しかし、初演を依頼すべく当時ロシアを代表するヴァイオリニストだったレオポルド・アウアーに楽譜を送った時には、難技巧ゆえに演奏不可能として拒否されました。
1883年になって、友人のヴァイオリニストのアドルフ・ブロッキーの尽力により、ハンス・リヒター指揮ウィーン・フィルの演奏でようやく初演にこぎつけたものの、
指揮者・オーケストラともに作品を理解しなかったために、聴衆の共感を得ることができず、
結果は惨憺たるものだったとか…。
しかし、この作品の真価を認めていたブロッキーによって、各地で繰り返し演奏されているうちに、
次第に評判が高まり、いつしか古今東西の名曲として、認められるようになったのです。
私がこの曲を初めて聴いたのは、高校時代でした。
カップリングされていたメンデルスゾーンのヴァイオリン協奏曲(ハイフェッツ・ミュンシュ/ボストン響)を目的に買ったLPでしたが、
メランコリー漂う美しい旋律に惹かれて、聴いたのは専らこちらの方…。
ただ第1、2楽章は好きでしたが、終楽章になると針を下ろしていたように記憶しています。

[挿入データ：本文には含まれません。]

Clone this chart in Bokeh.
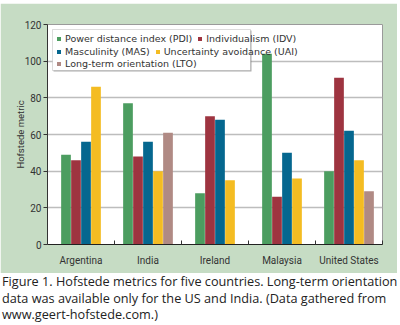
from bokeh.plotting import figure
from bokeh.models import FixedTicker, Legend, LegendItem, Div, BoxAnnotation
from bokeh.layouts import column
from bokeh.embed import file_html
from bokeh.resources import INLINE

countries = ["Argentina", "India", "Ireland", "Malaysia", "United States"]
series_names = ["Power distance index (PDI)", "Individualism (IDV)",
                "Masculinity (MAS)", "Uncertainty avoidance (UAI)",
                "Long-term orientation (LTO)"]
pdi = [49, 77, 28, 104, 40]
idv = [46, 48, 70, 26, 91]
mas = [56, 56, 68, 50, 62]
uai = [86, 40, 35, 36, 46]
lto = [None, 61, None, None, 29]
y_ticks = [0, 20, 40, 60, 80, 100, 120]
legend_rows = [[0, 1], [2, 3], [4]]

series = [pdi, idv, mas, uai, lto]
colors = ["#4c9d60", "#9e3440", "#05678f", "#f4bc22", "#b08a84"]

FONT = "Roboto"
LEGEND_FONT = "DejaVu Sans"
p = figure(width=397, height=270, x_range=(0, len(countries)), y_range=(0, 120),
           output_backend="svg", toolbar_location=None, tools="",
           min_border_left=47, min_border_top=21, min_border_right=15,
           min_border_bottom=29, margin=(3, 3, 0, 0))
p.border_fill_color = "#c6dcc4"
p.background_fill_color = "white"
p.outline_line_color = "#9a9a9a"
p.outline_line_width = 1

slot = 10 / 67.0
renderers = [None] * len(series)
for ci in range(len(countries)):
    present = [k for k in range(len(series)) if series[k][ci] is not None]
    n = len(present)
    for j, k in enumerate(present):
        xc = ci + 0.5 + (j - (n - 1) / 2) * slot
        r = p.vbar(x=[xc], top=[series[k][ci]], bottom=0, width=slot * 0.97,
                   fill_color=colors[k], line_color=None)
        if renderers[k] is None:
            renderers[k] = r

# legend frame (canvas pixels) with a soft shadow
p.add_layout(BoxAnnotation(left=53, right=251, top=27, bottom=68,
                           left_units="canvas", right_units="canvas",
                           top_units="canvas", bottom_units="canvas",
                           fill_color="#777777", fill_alpha=0.6, line_color=None,
                           level="overlay"))
p.add_layout(BoxAnnotation(left=52, right=250, top=26, bottom=67,
                           left_units="canvas", right_units="canvas",
                           top_units="canvas", bottom_units="canvas",
                           fill_color="white", fill_alpha=1, line_color="#8a8a8a",
                           line_width=1, level="overlay"))

row_bottoms = [200.5, 187, 175]
for row, yb in zip(legend_rows, row_bottoms):
    lg = Legend(items=[LegendItem(label=series_names[k], renderers=[renderers[k]]) for k in row],
                location=(9, yb), orientation="horizontal")
    lg.margin = 0
    lg.padding = 0
    lg.spacing = 5
    lg.glyph_width = 5
    lg.glyph_height = 5
    lg.label_text_font = LEGEND_FONT
    lg.label_text_font_size = "9.5px"
    lg.label_text_color = "#333333"
    lg.label_height = 10
    lg.label_standoff = 4
    lg.border_line_color = None
    lg.background_fill_alpha = 0
    lg.item_background_fill_alpha = 0
    lg.level = "overlay"
    p.add_layout(lg, "center")

p.xgrid.grid_line_color = None
p.ygrid.grid_line_color = "#bdbdbd"
p.ygrid.grid_line_width = 1.5
p.ygrid.ticker = FixedTicker(ticks=y_ticks)

p.yaxis.ticker = FixedTicker(ticks=y_ticks)
p.yaxis.axis_label = "Hofstede metric"
p.yaxis.axis_label_text_font = FONT
p.yaxis.axis_label_text_font_style = "normal"
p.yaxis.axis_label_text_font_size = "9.5px"
p.yaxis.axis_label_text_color = "#333333"
p.yaxis.axis_label_standoff = -4
p.yaxis.major_label_text_font = FONT
p.yaxis.major_label_text_font_size = "10px"
p.yaxis.major_label_text_color = "#333333"
p.yaxis.major_label_standoff = 2
p.yaxis.major_tick_out = 4
p.yaxis.major_tick_in = 0
p.yaxis.minor_tick_line_color = None
p.yaxis.axis_line_color = "#333333"
p.yaxis.major_tick_line_color = "#333333"

centers = [i + 0.5 for i in range(len(countries))]
bounds = [float(i) for i in range(1, len(countries) + 1)]
p.xaxis.ticker = FixedTicker(ticks=centers, minor_ticks=bounds)
p.xaxis.major_label_overrides = {c: name for c, name in zip(centers, countries)}
p.xaxis.major_label_text_font = FONT
p.xaxis.major_label_text_font_size = "10px"
p.xaxis.major_label_text_color = "#333333"
p.xaxis.major_label_standoff = 4
p.xaxis.major_tick_line_color = None
p.xaxis.minor_tick_in = 4
p.xaxis.minor_tick_out = 0
p.xaxis.minor_tick_line_color = "#333333"
p.xaxis.axis_line_color = "#222222"

caption = Div(
    text="Figure 1. Hofstede metrics for five countries. Long-term orientation<br>"
         "data was available only for the US and India. (Data gathered from<br>"
         "www.geert-hofstede.com.)",
    width=398, height=52, margin=(0, 0, 0, 2),
    styles={"font-family": "'Open Sans'", "font-size": "12.7px",
            "line-height": "16.5px", "color": "#222222", "padding-top": "0px",
            "white-space": "nowrap"})

layout = column(p, caption, spacing=0)
open("out.html", "w").write(file_html(layout, INLINE))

その後も、折に触れて様々な演奏でこの曲を聴きましたが、集中力が途切れて、大概は曲半ばで頓挫…。
全曲を聴き通したことは、殆どありません
今日、20数年ぶりにエントリーした演奏を聴きました…
第1楽章序奏部から、ライナー指揮するシカゴ交響楽団の冴え冴えと引き締まった音色が、空間いっぱいに拡がります…!
その中から浮かび上がるヴァイオリンの音色は、スリムで緊張感が漲った美しさを感じさせるもの!
非の打ちどころがない、絶世の美女を思い浮かべます…。
楽章全体に漲る白熱感は、指揮者ライナーならではの演奏でしょうか。
端正できりっとした印象で開始される第2楽章、凛々しく毅然としたヴァイオリンの音色の素晴らしさ!
しかし途中からはポルタメントがかけられて、すすり泣くような表情が…。
感傷に陥らず、しかし心震える絶妙な表現です!
第3楽章は、ヴァイオリンの名技に聴き惚れながら、ロシアの農民の舞踏を楽しむことができました…。
本当に久しぶりに心から楽しめたこの作品!
こんなに引き締まった演奏は、他では聴けないように思えます。
ハイフェッツやライナーの演奏に呪縛されていたことが、よーく理解できた次第です。